Verna Rutherford of Motiva and Jeff Hayes, former Greater Port Arthur Chamber of Commerce president, confer in front of the Federal Building. (Ken Stickney/The News)

Historic status

Among the first orders of business: Acquire historic status for the Adams Building, once a gleaming structure that offered offices to the city’s leading professionals. That in itself may take at least six months. The Federal Building is listed on the National Register of Historic Places, which affords it some tax breaks.

Architects Haddon & Cowan of Houston, the firm that did the downtown 501 Building, will do the work on the Federal and Adams Buildings. Michael Cowan said work might start as early as Monday in removing, preserving and storing for later use some distinctive architectural facets of the exterior of the buildings. Early on, contractors will address safety challenges and do abatement for lead and asbestos.
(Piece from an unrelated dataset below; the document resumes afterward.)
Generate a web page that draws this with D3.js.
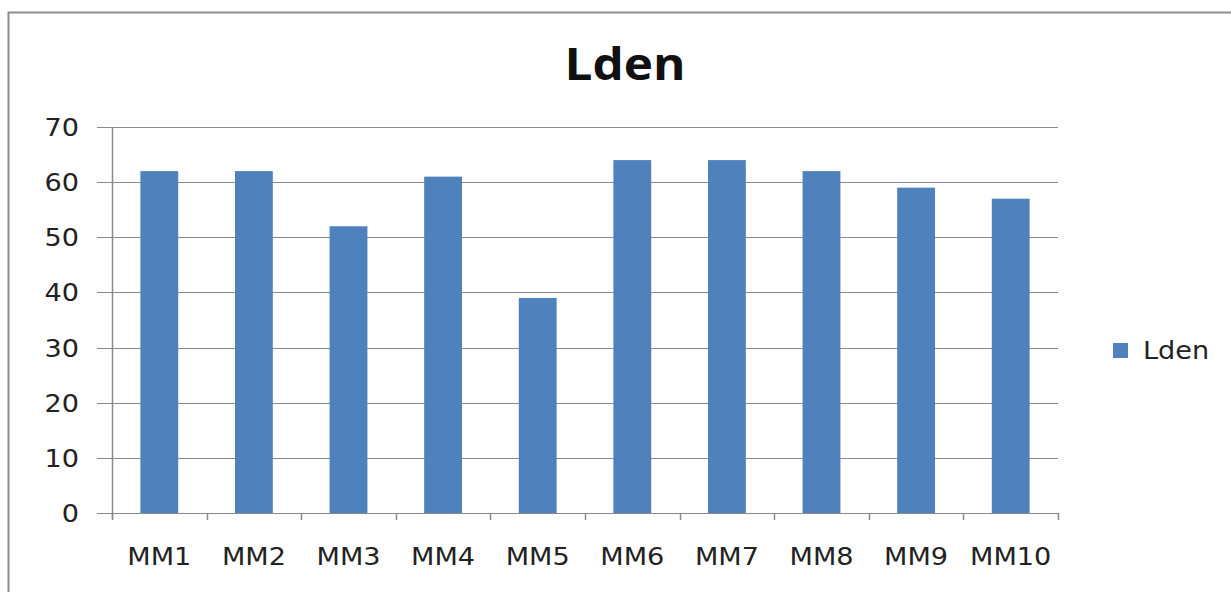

Meanwhile, the architects will study historical photos to meet the demands of renovating according to historical standards. Design work might start as early as Friday.

“The interiors are rough,” Cowan said. “They’re in pretty derelict stages. The roof on the Federal Building has been gone since 1986.”

 

Happy memories

It wasn’t always in such a rough state. Otis Johnson Jr., 93, was the superintendent in the Federal Building in the 1950s and 1960s, and returned Thursday for the celebration. Former U.S. Rep. Jack Brooks, D-Beaumont, once told him that the building in his care was the “cleanest federal building he ever saw,” said Dr. Tom Johnson, Otis Johnson’s son and president of Lamar State College Orange.

In his comments, Mayor Derrick Freeman saluted both Motiva and those citizens who kept the faith for years about revitalizing downtown. He thanked generations of city leaders who worked to keep the dream alive, recalling many times when naysayers would ask, “You’re still trying to nourish that idea?”

He reminded the crowd that Gov. Greg Abbott allowed Port Arthur to have six “opportunity zone” designations — the most in the state — to help reclaim downtown and recover from Hurricane and Tropical Storm Harvey.

That helped the city place “the tools in the toolbox” to lure investment downtown.

 

‘Vital, active part’

In his remarks, Coffman noted that Motiva has some 220 trailers at the Savannah Avenue site, most of which will be cleared when the downtown buildings open, probably in late 2021.

“Just as I can picture the hustle and bustle in these buildings 50 years ago, I can now envision Motiva employees someday filling their hallways. With careful and thoughtful renovation and rehabilitation — so their unique qualities are not only preserved, but more importantly celebrated — these buildings will provide a true business hub for Motiva’s administration and engineering teams,” Coffman said.

“They will be a modern workspace for a daily planning — a place to greet visitors, holding meetings and manage Motiva’s Port Arthur-based workforce. I’m here to tell you today that we plan to be a vital and active part of this community for decades to come.”